As he’s said, you never master it. You try, though. Because when you’re a football lifer raised in the game by a man who showed you how it’s done, you know that as much as you love it, as much as you crave it, football is not everything.

He has plans. He wants Utah to win the Pac-12 South. To make noise, upset the established order, to wrap up the unfinished business.

“I think he loves the game,” says senior captain Chase Hansen. “I think he loves the experiences. At the end of every [tough] game, he’s as heartbroken as any, and I think his heart’s just in it.”

So, when approached with the question that will be posed more the longer his tenure continues, he says he has no fear of retirement. There will be more runs to rip down, more chips out of the rough, more ice cream cones to share with his grandchildren.

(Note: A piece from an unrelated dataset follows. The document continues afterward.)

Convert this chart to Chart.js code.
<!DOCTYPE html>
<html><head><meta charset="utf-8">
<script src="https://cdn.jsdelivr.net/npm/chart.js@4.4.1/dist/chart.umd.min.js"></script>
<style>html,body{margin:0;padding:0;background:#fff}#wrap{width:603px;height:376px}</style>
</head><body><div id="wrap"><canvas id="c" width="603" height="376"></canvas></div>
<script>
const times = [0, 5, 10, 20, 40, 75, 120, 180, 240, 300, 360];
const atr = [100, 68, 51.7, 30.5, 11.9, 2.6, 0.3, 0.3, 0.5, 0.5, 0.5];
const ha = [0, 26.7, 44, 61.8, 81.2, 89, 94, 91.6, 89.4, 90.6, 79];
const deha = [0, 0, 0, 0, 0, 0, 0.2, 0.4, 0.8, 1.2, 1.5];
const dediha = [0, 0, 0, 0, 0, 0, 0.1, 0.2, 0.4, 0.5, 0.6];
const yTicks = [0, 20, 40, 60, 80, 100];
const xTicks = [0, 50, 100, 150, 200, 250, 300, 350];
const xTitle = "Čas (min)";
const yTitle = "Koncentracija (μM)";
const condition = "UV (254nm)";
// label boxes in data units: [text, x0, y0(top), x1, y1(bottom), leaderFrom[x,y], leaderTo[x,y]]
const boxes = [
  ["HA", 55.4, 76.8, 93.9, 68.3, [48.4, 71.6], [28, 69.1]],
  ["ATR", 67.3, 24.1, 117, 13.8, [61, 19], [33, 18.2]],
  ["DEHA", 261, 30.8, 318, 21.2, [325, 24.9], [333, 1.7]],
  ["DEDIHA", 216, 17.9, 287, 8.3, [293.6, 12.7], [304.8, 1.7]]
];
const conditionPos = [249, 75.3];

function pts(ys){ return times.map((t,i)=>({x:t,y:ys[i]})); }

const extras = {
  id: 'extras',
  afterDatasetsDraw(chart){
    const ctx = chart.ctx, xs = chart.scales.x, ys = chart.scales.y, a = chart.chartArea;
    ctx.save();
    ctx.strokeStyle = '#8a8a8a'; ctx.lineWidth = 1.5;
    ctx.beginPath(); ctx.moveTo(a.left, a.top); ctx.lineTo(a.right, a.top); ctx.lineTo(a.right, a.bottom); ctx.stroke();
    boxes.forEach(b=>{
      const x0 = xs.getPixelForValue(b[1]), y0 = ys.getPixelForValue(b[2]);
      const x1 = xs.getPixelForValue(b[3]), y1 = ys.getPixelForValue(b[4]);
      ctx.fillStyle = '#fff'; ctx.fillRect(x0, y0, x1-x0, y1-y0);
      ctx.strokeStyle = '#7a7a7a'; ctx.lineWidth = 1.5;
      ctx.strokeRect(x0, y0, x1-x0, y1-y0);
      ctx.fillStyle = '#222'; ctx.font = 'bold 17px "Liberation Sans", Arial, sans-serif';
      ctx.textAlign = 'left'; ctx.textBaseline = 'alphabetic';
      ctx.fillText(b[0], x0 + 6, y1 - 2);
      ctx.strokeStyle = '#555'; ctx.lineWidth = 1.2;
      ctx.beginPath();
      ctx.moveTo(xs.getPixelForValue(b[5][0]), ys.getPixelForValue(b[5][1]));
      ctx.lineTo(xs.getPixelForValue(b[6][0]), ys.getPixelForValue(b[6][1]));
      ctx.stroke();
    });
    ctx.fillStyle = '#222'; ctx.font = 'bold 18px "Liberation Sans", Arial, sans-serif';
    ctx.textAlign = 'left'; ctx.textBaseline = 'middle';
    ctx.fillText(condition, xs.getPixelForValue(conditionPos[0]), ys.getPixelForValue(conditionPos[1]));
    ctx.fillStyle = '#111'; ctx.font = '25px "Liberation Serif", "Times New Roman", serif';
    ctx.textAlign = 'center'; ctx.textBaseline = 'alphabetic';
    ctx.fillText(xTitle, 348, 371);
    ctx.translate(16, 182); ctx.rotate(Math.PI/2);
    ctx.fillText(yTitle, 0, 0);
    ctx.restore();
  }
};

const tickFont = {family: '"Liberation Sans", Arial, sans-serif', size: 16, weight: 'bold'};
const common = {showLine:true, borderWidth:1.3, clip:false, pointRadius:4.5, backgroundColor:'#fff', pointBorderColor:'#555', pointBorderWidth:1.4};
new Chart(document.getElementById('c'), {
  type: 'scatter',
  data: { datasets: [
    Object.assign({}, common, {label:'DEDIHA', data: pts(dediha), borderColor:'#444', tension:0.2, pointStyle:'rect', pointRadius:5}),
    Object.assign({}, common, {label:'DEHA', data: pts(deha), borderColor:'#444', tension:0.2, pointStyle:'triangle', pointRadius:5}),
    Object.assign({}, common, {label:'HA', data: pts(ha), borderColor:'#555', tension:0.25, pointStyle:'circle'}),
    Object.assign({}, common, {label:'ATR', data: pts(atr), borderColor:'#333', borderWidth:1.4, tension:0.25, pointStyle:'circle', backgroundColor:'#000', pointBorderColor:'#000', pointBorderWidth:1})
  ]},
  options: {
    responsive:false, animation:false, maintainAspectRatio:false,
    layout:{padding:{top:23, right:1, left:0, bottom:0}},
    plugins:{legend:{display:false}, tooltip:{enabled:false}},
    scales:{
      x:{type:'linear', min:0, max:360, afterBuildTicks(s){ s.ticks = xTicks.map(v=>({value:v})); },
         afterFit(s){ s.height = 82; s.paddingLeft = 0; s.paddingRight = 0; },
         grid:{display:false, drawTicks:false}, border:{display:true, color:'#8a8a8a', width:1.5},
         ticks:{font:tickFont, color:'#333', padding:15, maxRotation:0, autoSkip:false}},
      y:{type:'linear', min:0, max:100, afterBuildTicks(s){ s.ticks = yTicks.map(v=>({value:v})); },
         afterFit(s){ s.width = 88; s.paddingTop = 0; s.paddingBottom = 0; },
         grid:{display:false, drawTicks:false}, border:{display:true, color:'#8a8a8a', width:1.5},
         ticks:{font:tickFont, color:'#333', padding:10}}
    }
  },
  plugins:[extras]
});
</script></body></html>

“I’ll be going around the clock,” he says.

Just like football.

The approach remains year-to-year. Whittingham will not be coaching when he’s old, although he immediately corrects himself with, “whatever old is.” He’s asked around, too, to former coaches about what the feeling might be like when it inevitably dawns on him.

And everything away from football? Bluebird days at Snowbird or the mornings on the greens at the Salt Lake Country Club or twilight motorcycle rides or the weeks in Kaanapali? Were these all tests to see how he’d handle it when the time finally comes?

“That,” he says, when my time in his office is nearly up, “was by design.”

He is practicing for the next step, but he is not ready yet. Because when Kyle Whittingham is on a beach in Maui, and the sun begins its slow drop beneath the horizon, turning the sky a radiant gold hue, even then, in those most vivid of moments, he can’t forget about football.

“No,” the coach says. “Completely? No.”

But, he is getting better at it. It’s by design.